Desta norma extrai-se que todos os tipos penais são dolosos e não admitem o dolo eventual e muito menos a culpa. Ou seja, há necessidade de que o agente tenha a vontade deliberada de abusar da autoridade, não bastando a mera tipicidade formal, mas a análise concreta dos fatos, não se esquecendo, ainda, de que a tipicidade material também sempre deverá se fazer presente.

Todos os crimes se processam mediante ação penal pública incondicionada, ou seja, o pontapé inicial é do Ministério Público, que possui a titularidade exclusiva da ação penal pública, nos termos do artigo 129, inciso I, da Constituição Federal (artigo 3º, "caput"). Admitir-se-á ação penal subsidiária da pública nos mesmos moldes do previsto no Código de Processo Penal, quando não houver o oferecimento de denúncia, promoção de arquivamento ou requisição de diligências no prazo legal, ou seja, no caso de inércia do Ministério Público, nada mudando em relação ao sistema previsto no Código de Processo Penal (artigo 3º §§ 1º e 2º).

Lembro, ainda, que, como titular exclusivo da ação penal pública, a decisão pela propositura, ou não, da ação penal, sempre será do Ministério Público, não podendo ser obrigado a promovê-la quando entender que não é o caso, por nenhum outro órgão, nem mesmo pelo CNJ (Conselho Nacional de Justiça) ou CNMP (Conselho Nacional do Ministério Público), tampouco pelo STF ou outro tribunal.

Por isso, nem tudo é abuso de autoridade e os fatos deverão sempre ser analisados concretamente para verificar se houve o regular exercício das funções ou se o agente público efetivamente extrapolou os limites legais de modo que sua conduta se adeque perfeitamente a um dos tipos penais existentes na novel legislação, presente, ainda, o elemento subjetivo do tipo específico indispensável para a ocorrência do delito.

Por outro lado, presentes os elementos indispensáveis para a caracterização do delito, a lei penal, que é genérica e impessoal, deve ser aplicada ao agente público que abusou de suas funções, pouco importando quem seja e o grau de importância do cargo ocupado, lembrando que quanto mais importantes as funções exercidas maior deve ser o comprometimento com o bem-estar da população e observância das normas legais.
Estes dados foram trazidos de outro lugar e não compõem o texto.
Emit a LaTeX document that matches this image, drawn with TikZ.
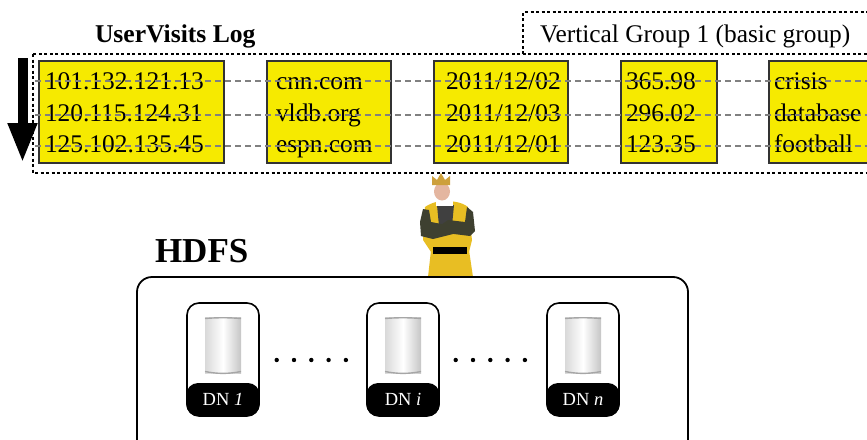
\documentclass[tikz,border=0pt]{standalone}
\usepackage{fontspec}
\setmainfont{Liberation Serif}
\usetikzlibrary{arrows.meta,positioning,calc}

\definecolor{cellyellow}{RGB}{246,234,0}
\definecolor{rowgray}{RGB}{128,128,128}
\definecolor{tunic}{RGB}{232,190,35}
\definecolor{sleeve}{RGB}{62,64,48}
\definecolor{skin}{RGB}{228,182,160}
\definecolor{crowngold}{RGB}{205,160,60}

% a tin can standing for a data node's disk
\tikzset{
  datacan/.pic={
    \shade[left color=gray!30,right color=gray!45,middle color=white] (-18,-28) rectangle (18,28);
    \draw[gray!70,line width=1.4pt] (-18,-27) .. controls (-6,-28) and (6,-28) .. (18,-27);
    \draw[gray!70,line width=1.4pt] (-18,26) .. controls (-6,28.5) and (6,28.5) .. (18,26);
  }
}

\begin{document}
\begin{tikzpicture}[x=1pt,y=-1pt,inner sep=0pt,outer sep=0pt,
  colbox/.style={draw=black!80,fill=cellyellow,line width=1.2pt,anchor=north west,minimum height=102pt},
  cell/.style={anchor=base west,font=\fontsize{25.4}{30}\selectfont},
  rowline/.style={rowgray,line width=2.8pt,dash pattern=on 6pt off 4pt},
  grpline/.style={line width=1.3pt,dash pattern=on 3pt off 2.5pt},
  title/.style={anchor=base west,font=\fontsize{25.6}{30}\selectfont\bfseries},
  dnbox/.style={draw,line width=1.6pt,rounded corners=12pt,minimum width=72pt,minimum height=113pt},
  dnlabel/.style={fill=black,text=white,rounded corners=12pt,minimum width=73.6pt,minimum height=33pt,anchor=south,font=\fontsize{18.5}{20}\selectfont}]

\useasboundingbox (0,0) rectangle (867,439);

% the log file and its column groups
\node[title] (uvlog) at (95,42) {UserVisits Log};
\draw[grpline] (33,54) rectangle (900,173);
\draw[grpline] (523,54) -- (523,12) -- (900,12);
\node[cell] (vgroup) at (540,42) {Vertical Group 1 (basic group)};

\foreach \n/\xl/\w/\tx/\ra/\rb/\rc in {
    1/39/185/45/101.132.121.13/120.115.124.31/125.102.135.45,
    2/267/124/276/cnn.com/vldb.org/espn.com,
    3/434/134/446/{2011/12/02}/{2011/12/03}/{2011/12/01},
    4/621/96/626/365.98/296.02/123.35,
    5/769/120/774/crisis/database/football}{
  \node[colbox,minimum width=\w pt] (col\n) at (\xl,61) {};
  \node[cell] (col\n a) at (\tx,89.5) {\ra};
  \node[cell] (col\n b) at (\tx,121) {\rb};
  \node[cell] (col\n c) at (\tx,152.5) {\rc};
}
\foreach \y in {81,115,146}
  \draw[rowline] (35,\y) -- (880,\y);

% scan direction
\draw[line width=10pt,-{Triangle[width=27pt,length=40pt]}] (22.5,58) -- (22.5,163);

% the king
\fill[tunic] (428,277) -- (431,250) -- (469,250) -- (473,277) -- cycle;
\fill[tunic] (425,207) .. controls (432,202) and (440,201) .. (445,201)
  .. controls (452,201) and (462,202) .. (468,207) -- (472,240) -- (469,252)
  -- (431,252) -- (423,240) -- cycle;
\fill[black!75] (437,205) -- (454,205) -- (452,226) -- (439,226) -- cycle;
\fill[sleeve] (423,209) -- (429,210) -- (431,222) -- (452,226) -- (453,234)
  -- (433,239) -- (421,236) -- (420,222) -- cycle;
\fill[sleeve] (467,207) -- (473,212) -- (475,231) -- (470,236) -- (446,233)
  -- (441,225) -- (448,220) -- (465,222) -- cycle;
\fill[black] (433,247) rectangle (467,254);
\fill[white] (436,198) rectangle (453,206);
\fill[skin] (442,191.5) ellipse [x radius=8pt,y radius=9pt];
\fill[crowngold] (432,185) -- (432,176) -- (437,180) -- (441,173) -- (445,180)
  -- (450,176) -- (450,185) -- cycle;

% HDFS and its data nodes
\node[anchor=base west,font=\fontsize{35}{40}\selectfont\bfseries] (hdfs) at (155,262) {HDFS};
\node[draw,line width=1.8pt,rounded corners=15pt,minimum width=551pt,minimum height=190pt,anchor=north west] (cluster) at (137,277) {};

\node[dnbox] (dn1) at (223,359.5) {};
\node[dnbox,right=108pt of dn1] (dni) {};
\node[dnbox,right=108pt of dni] (dnn) {};
\node[dnlabel] (dn1lbl) at (dn1.south) {DN \textit{1}};
\node[dnlabel] (dnilbl) at (dni.south) {DN \textit{i}};
\node[dnlabel] (dnnlbl) at (dnn.south) {DN \textit{n}};
\path (dn1.north) ++(0,42.5) pic {datacan};
\path (dni.north) ++(0,42.5) pic {datacan};
\path (dnn.north) ++(0,42.5) pic {datacan};

\foreach \k in {-2,...,2}{
  \fill ($(dn1.east)!0.5!(dni.west)+(\k*17.3-1.7,0.5)$) circle (2.2pt);
  \fill ($(dni.east)!0.5!(dnn.west)+(\k*17.3-2.7,0.5)$) circle (2.2pt);
}
\end{tikzpicture}
\end{document}
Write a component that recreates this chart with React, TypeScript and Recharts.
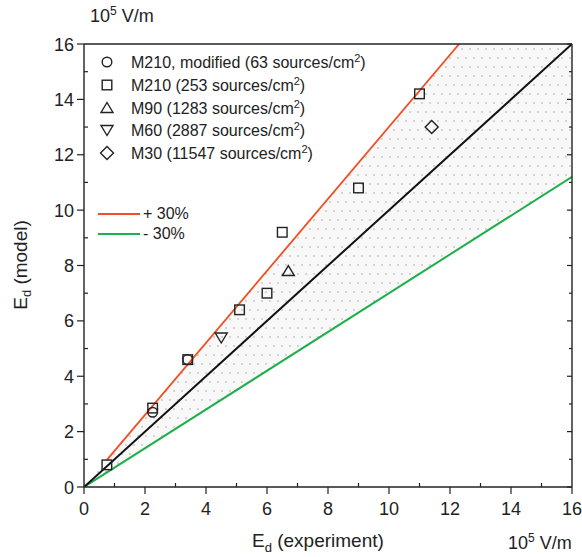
import React from 'react';
import { ComposedChart, XAxis, YAxis, Line, Area, Scatter } from 'recharts';

const allTicks = [0, 1, 2, 3, 4, 5, 6, 7, 8, 9, 10, 11, 12, 13, 14, 15, 16];

// measured points (10^5 V/m)
const m210ModX = [2.25, 3.4];
const m210ModY = [2.7, 4.6];
const m210X = [0.75, 2.25, 3.4, 5.1, 6.0, 6.5, 9.0, 11.0];
const m210Y = [0.8, 2.85, 4.6, 6.4, 7.0, 9.2, 10.8, 14.2];
const m90X = [6.7];
const m90Y = [7.8];
const m60X = [4.5];
const m60Y = [5.4];
const m30X = [11.4];
const m30Y = [13.0];

// guide lines
const identityX = [0, 16];
const identityY = [0, 16];
const plusX = [0.75, 12.3];
const plusY = [0.98, 16];
const minusX = [0, 16];
const minusY = [0, 11.2];

// shaded band between +30% and -30%
const shadeX = [0, 12.3, 16];
const shadeLow = [0, 8.6, 11.2];
const shadeHigh = [0, 16, 16];

const pts = (xs: number[], ys: number[]) => xs.map((x, i) => ({ x, y: ys[i] }));
const shadeData = shadeX.map((x, i) => ({ x, range: [shadeLow[i], shadeHigh[i]] }));

const INK = '#222';
const FONT = '"Liberation Sans", Arial, sans-serif';

// tick props x/y land on the axis line because tickSize and tickMargin are 0
const BottomTick = (props: any) => {
  const { x, y, payload } = props;
  const major = payload.value % 2 === 0;
  return (
    <g>
      <line x1={x} x2={x} y1={y} y2={major ? y + 7 : y - 4} stroke={INK} strokeWidth={1.2} />
      {major && (
        <text x={x} y={y + 28} textAnchor="middle" fontSize={18} fill={INK} fontFamily={FONT}>
          {payload.value}
        </text>
      )}
    </g>
  );
};

const LeftTick = (props: any) => {
  const { x, y, payload } = props;
  const major = payload.value % 2 === 0;
  return (
    <g>
      <line x1={major ? x - 7 : x} x2={major ? x : x + 4} y1={y} y2={y} stroke={INK} strokeWidth={1.2} />
      {major && (
        <text x={x - 10} y={y + 6.5} textAnchor="end" fontSize={18} fill={INK} fontFamily={FONT}>
          {payload.value}
        </text>
      )}
    </g>
  );
};

const TopTick = (props: any) => {
  const { x, y, payload } = props;
  const major = payload.value % 2 === 0;
  return <line x1={x} x2={x} y1={y} y2={y + (major ? 5 : 3)} stroke={INK} strokeWidth={1.2} />;
};

const RightTick = (props: any) => {
  const { x, y, payload } = props;
  const major = payload.value % 2 === 0;
  return <line x1={x} x2={x - (major ? 5 : 3)} y1={y} y2={y} stroke={INK} strokeWidth={1.2} />;
};

const symStyle = { fill: 'none', stroke: INK, strokeWidth: 1.4 };

const drawSym = (kind: string, cx: number, cy: number) => {
  switch (kind) {
    case 'circle':
      return <circle cx={cx} cy={cy} r={4.8} {...symStyle} />;
    case 'square':
      return <rect x={cx - 4.8} y={cy - 4.8} width={9.6} height={9.6} {...symStyle} />;
    case 'triangle':
      return <polygon points={`${cx},${cy - 5.5} ${cx + 6},${cy + 4.5} ${cx - 6},${cy + 4.5}`} {...symStyle} />;
    case 'down':
      return <polygon points={`${cx},${cy + 5.5} ${cx + 6},${cy - 4.5} ${cx - 6},${cy - 4.5}`} {...symStyle} />;
    default:
      return <polygon points={`${cx},${cy - 6.5} ${cx + 6.5},${cy} ${cx},${cy + 6.5} ${cx - 6.5},${cy}`} {...symStyle} />;
  }
};

const shapeOf = (kind: string) => (p: any) => <g>{drawSym(kind, p.cx, p.cy)}</g>;

const legendRows = [
  { kind: 'circle', name: 'M210, modified (63 sources/cm', y: 62 },
  { kind: 'square', name: 'M210 (253 sources/cm', y: 85 },
  { kind: 'triangle', name: 'M90 (1283 sources/cm', y: 108 },
  { kind: 'down', name: 'M60 (2887 sources/cm', y: 130 },
  { kind: 'diamond', name: 'M30 (11547 sources/cm', y: 153 },
];

const abs = (left: number, top: number, extra: React.CSSProperties = {}): React.CSSProperties => ({
  position: 'absolute',
  left,
  top,
  fontFamily: FONT,
  color: INK,
  whiteSpace: 'nowrap',
  lineHeight: 1,
  ...extra,
});

export default function App() {
  return (
    <div style={{ position: 'absolute', left: 0, top: 0, width: 582, height: 557, background: '#fff' }}>
      <ComposedChart width={582} height={557} margin={{ top: 43, right: 9, bottom: 40, left: 34 }}>
        <defs>
          <pattern id="dots" width="8" height="18" patternUnits="userSpaceOnUse">
            <rect width="8" height="18" fill="#f8f8f8" />
            <circle cx="2" cy="4" r="1.1" fill="#cdcdcd" />
            <circle cx="6" cy="13" r="1.1" fill="#cdcdcd" />
          </pattern>
        </defs>
        <XAxis
          dataKey="x"
          type="number"
          domain={[0, 16]}
          ticks={allTicks}
          interval={0}
          height={30}
          tickSize={0}
          tickMargin={0}
          tickLine={false}
          tick={<BottomTick />}
          axisLine={{ stroke: INK, strokeWidth: 1.4 }}
          allowDataOverflow
        />
        <YAxis
          dataKey="y"
          type="number"
          domain={[0, 16]}
          ticks={allTicks}
          interval={0}
          width={50}
          tickSize={0}
          tickMargin={0}
          tickLine={false}
          tick={<LeftTick />}
          axisLine={{ stroke: INK, strokeWidth: 1.4 }}
          allowDataOverflow
        />
        <XAxis
          xAxisId="top"
          orientation="top"
          type="number"
          domain={[0, 16]}
          ticks={allTicks}
          interval={0}
          height={1}
          tickSize={0}
          tickMargin={0}
          tickLine={false}
          tick={<TopTick />}
          axisLine={{ stroke: INK, strokeWidth: 1.4 }}
          allowDataOverflow
        />
        <YAxis
          yAxisId="right"
          orientation="right"
          type="number"
          domain={[0, 16]}
          ticks={allTicks}
          interval={0}
          width={1}
          tickSize={0}
          tickMargin={0}
          tickLine={false}
          tick={<RightTick />}
          axisLine={{ stroke: INK, strokeWidth: 1.4 }}
          allowDataOverflow
        />
        <Area data={shadeData} dataKey="range" type="linear" fill="url(#dots)" fillOpacity={1} stroke="none" isAnimationActive={false} />
        <Line data={pts(minusX, minusY)} dataKey="y" type="linear" stroke="#1daf4a" strokeWidth={2} dot={false} isAnimationActive={false} />
        <Line data={pts(identityX, identityY)} dataKey="y" type="linear" stroke="#111" strokeWidth={2} dot={false} isAnimationActive={false} />
        <Line data={pts(plusX, plusY)} dataKey="y" type="linear" stroke="#f04f24" strokeWidth={1.8} dot={false} isAnimationActive={false} />
        <Scatter data={pts(m210ModX, m210ModY)} dataKey="y" shape={shapeOf('circle')} isAnimationActive={false} />
        <Scatter data={pts(m210X, m210Y)} dataKey="y" shape={shapeOf('square')} isAnimationActive={false} />
        <Scatter data={pts(m90X, m90Y)} dataKey="y" shape={shapeOf('triangle')} isAnimationActive={false} />
        <Scatter data={pts(m60X, m60Y)} dataKey="y" shape={shapeOf('down')} isAnimationActive={false} />
        <Scatter data={pts(m30X, m30Y)} dataKey="y" shape={shapeOf('diamond')} isAnimationActive={false} />
      </ComposedChart>

      {legendRows.map((r) => (
        <React.Fragment key={r.name}>
          <svg style={{ position: 'absolute', left: 97, top: r.y - 10 }} width={20} height={20}>
            {drawSym(r.kind, 10, 10)}
          </svg>
          <div style={abs(131, r.y - 9, { fontSize: 16 })}>
            {r.name}
            <sup style={{ fontSize: 11 }}>2</sup>)
          </div>
        </React.Fragment>
      ))}
      <svg style={{ position: 'absolute', left: 96, top: 205 }} width={50} height={40}>
        <line x1={2} x2={44} y1={9} y2={9} stroke="#f04f24" strokeWidth={2} />
        <line x1={2} x2={44} y1={29} y2={29} stroke="#1daf4a" strokeWidth={2} />
      </svg>
      <div style={abs(143, 206, { fontSize: 16 })}>+ 30%</div>
      <div style={abs(143, 226, { fontSize: 16 })}>- 30%</div>

      <div style={abs(90, 5, { fontSize: 18 })}>
        10<sup style={{ fontSize: 12 }}>5</sup> V/m
      </div>
      <div style={abs(508, 532, { fontSize: 18 })}>
        10<sup style={{ fontSize: 12 }}>5</sup> V/m
      </div>
      <div style={abs(252, 531, { fontSize: 19 })}>
        E<sub style={{ fontSize: 13 }}>d</sub> (experiment)
      </div>
      <div style={abs(22, 265, { fontSize: 19, transform: 'translate(-50%, -50%) rotate(-90deg)' })}>
        E<sub style={{ fontSize: 13 }}>d</sub> (model)
      </div>
    </div>
  );
}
Se, de um lado, a lei não pode ser empregada para intimidar ou coagir o agente público a se omitir por receio ou medo de ser processado, de outro, deve ser aplicada sem dó no caso de haver efetivo abuso de poder por quem deveria justamente cumprir a legislação, pouco importando o cargo exercido, desde o mais modesto até o mais importante na esfera dos três Poderes da República.